You might have seen my post from a few weeks ago (entitled “Shakespeare is Killing Me“) in which I complained about the class I am currently taking – Graduate Studies in Shakespeare. And while I do still sort of regret signing up for this class, it seemed like one of those things I just had to do; my masters degree in English would have felt incomplete if I’d made it this far without really studying the Bard. And despite the fact that I’m halfway through my graduate program with almost straight As, reading Shakespeare isn’t really that much easier than it was in high school. Fortunately, I’ve learned one or two tricks to help my brain better process the 16th Century language (which is still easier than deciphering handwritten 16th century pirate trial records – just saying). And while its entirely possible that these solutions only work for my strange brain, I thought I’d share them with you. So here we go!
1. Read in a British accent. I am aware this sounds fairly insane. But I swear it works! You don’t have to read out loud – this trick works just as well without moving your lips. But if you read a little bit slower, focusing on the words, and imagine them in a British accent, somehow they are easier to understand. I made my sister – who thinks all Shakespeare “sounds funny” – try it, and she said it works, too (although she still hates Shakespeare). I made it through Richard III in two days and understood pretty much all of it using this trick (in conjunction with a few others).
2. Watch the movie. I’m not here to tell you to watch the movie instead of reading the book. But I found watching the play extremely helpful. You can even pick any version you want – it may be a loose adaptation, but watching 10 Things I Hate About You will give you a pretty good understanding of The Taming of the Shrew. So go ahead and pick up a copy of She’s the Man or West Side Story and don’t feel bad about it. Then maybe you can graduate to a more faithful film version. I just watched the film version of Richard III with Ian McKellen and am about halfway through Kenneth Branagh’s Henry V. Shakespeare is meant to be seen, so it’s obviously helpful to ingest it that way in addition to reading it.
3. Use Sparknotes. I feel like I’m telling you to do everything teachers hate. But – newsflash – sources like Sparknotes or Genius.com are meant to be used in conjunction with reading the actual text. Not instead of reading it. What I’ve been doing is reading the summary of each scene before reading the actual scene, and I feel like that is really helping me understand what’s going on. Plus, the summary tends to point out what’s important, so you can focus on those bits.

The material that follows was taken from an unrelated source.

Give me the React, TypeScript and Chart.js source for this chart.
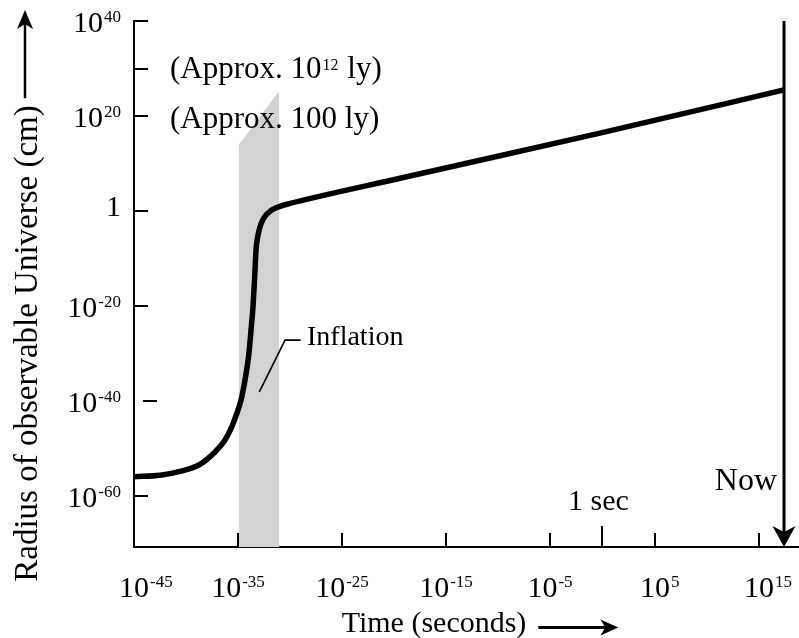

4. Get an annotated version. Notes are helpful. Because unless you’re a Shakespearean scholar, you might not know that “giddy” meant “mad” (as in insane) or “marvelous” was a synonym for “very.” So get the notes. Read the notes. And don’t take words you know for granted.
5. And finally… just take it slow. It’s tempting to race through something you don’t really want to read or is a bit challenging. I know; I found myself skimming a bit too much of Richard III and had to force myself to go back and actually read the words. Don’t get discouraged if it takes you longer than usual to read Shakespeare; the language is onerous. But there’s a reason we’re still reading Shakespeare’s work – it’s worth it. Plus, once you get the hang of the language, you will learn that the bard was the ultimate master of sass.
I am nowhere near an expert on Shakespeare, but I have studied several of his plays at various educational levels, so I do have a bit of experience with forcing myself to read them. These are just my tips at getting through his plays and maybe comprehending a bit more than you would otherwise. I know some of them are obvious – like using Sparknotes – but I swear by tip #1.